# Anyone have a Mitutoyo dial caliper adjuster shim or dimensions of same?



## gr8legs (Aug 13, 2020)

Long, long ago I had a bit of brass that came with a 6" Mitutoyo dial caliper.

A little whizzie that you stick between the dial gear and the rack to let you reset where zero is to 12 o'clock.

I've lost it and now have a caliper that shows zero at about 3:30 PM. Not a big deal as I can rotate the dial but the OCD part of me says this is just WRONG!
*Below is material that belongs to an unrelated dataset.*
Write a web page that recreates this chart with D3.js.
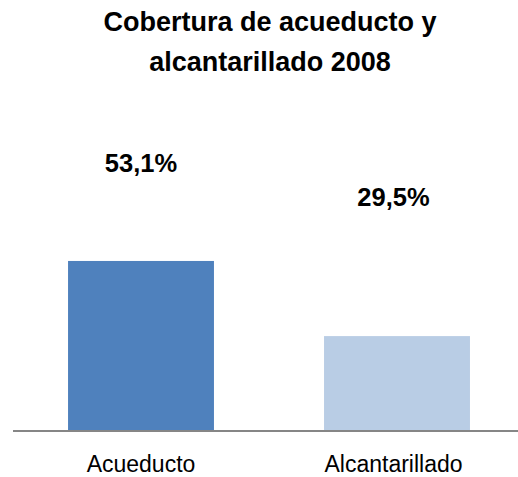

Happy to pay postage if you have a spare or maybe just a picture on graph paper so I can fab one.

Thanks in advance,
	

		
			
		

		
	




Stu


----------



## Manual Mac (Aug 13, 2020)

Gr8, your calipers appear to be .200 thou per rev, both mine are 100thou per, but the brass(?) shim oughta be the same.
Mine measures 2.046 long, 0.104 wide, .040 thick
This shim is from my 30 yr old mitutoyo Japanese calipers, my 20 yr old Brazilian Mitutoyo calipers measure the same.
There is a slight notch where the uppermost of the 2 screws push for tension. Also it is bowed slightly, high ends towards the screws.
Pm me your email, I cand send you photo, but cannot to this forum.
Cheers , Steve


----------



## Ken from ontario (Aug 13, 2020)

Actually I re-set my dial caliper a month ago using that pin , I searched for it all over,(bought that Mitutoyo 12 years and two houses ago) finally found  it in it's original bag inside it's original orange Mitutoyo box.
There's nothing special about the pin, it is a "P" shaped pin here's the exact size:

.038"x .058".x 1.420" (1.420" is the total length of the pin ) it needs to be longer if you plan to bend one end (3 times) to make the "P" but it's not necessary , it's made that shape so you can hold the "P" end between you index/thumb fingers.
 A rectangular piece of copper or aluminum will do.
In case you need to refresh your memory on how to reset it:
A= remove the bezel lock.
B= insert the pin.
C=turn the face to perfect ly vertical.
D= open the jaws until the arrow is on zero.
E=release the pin and install the bezel lock.


----------



## Manual Mac (Aug 13, 2020)

Well Rats!
I misread the 1st message. Thought u were referring to the shim in the calipers to keep the tension and still move easily.
Yeah, we used to make the Zeroing tool out of .035 mig welding wire (stone the business end so not sharp) after the original went MIA, kinda like the scribe in your expensive square.


----------



## steve1212 (Sep 6, 2020)

gr8legs said:


> Long, long ago I had a bit of brass that came with a 6" Mitutoyo dial caliper.
> 
> A little whizzie that you stick between the dial gear and the rack to let you reset where zero is to 12 o'clock.
> 
> ...


Perhaps this is what you are looking for (from a 505-627 8" caliper)? Any chance you could post instructions on how to use this to make the adjustment you describe?

Thanks.
Steve


----------



## gr8legs (Sep 6, 2020)

Check two or three posts above this one for Ken from Ontario's directions on using the shim thing to reset the caliper.  It may take two or three tries to figure it out - hint: insert the shim from the left side of the dial.



Ken from ontario said:


> .038"x .058".x 1.420" (1.420" is the total length of the pin ) it needs to be longer if you plan to bend one end (3 times) to make the "P" but it's not necessary , it's made that shape so you can hold the "P" end between you index/thumb fingers.
> A rectangular piece of copper or aluminum will do.
> In case you need to refresh your memory on how to reset it:
> A= remove the bezel lock.
> ...


----------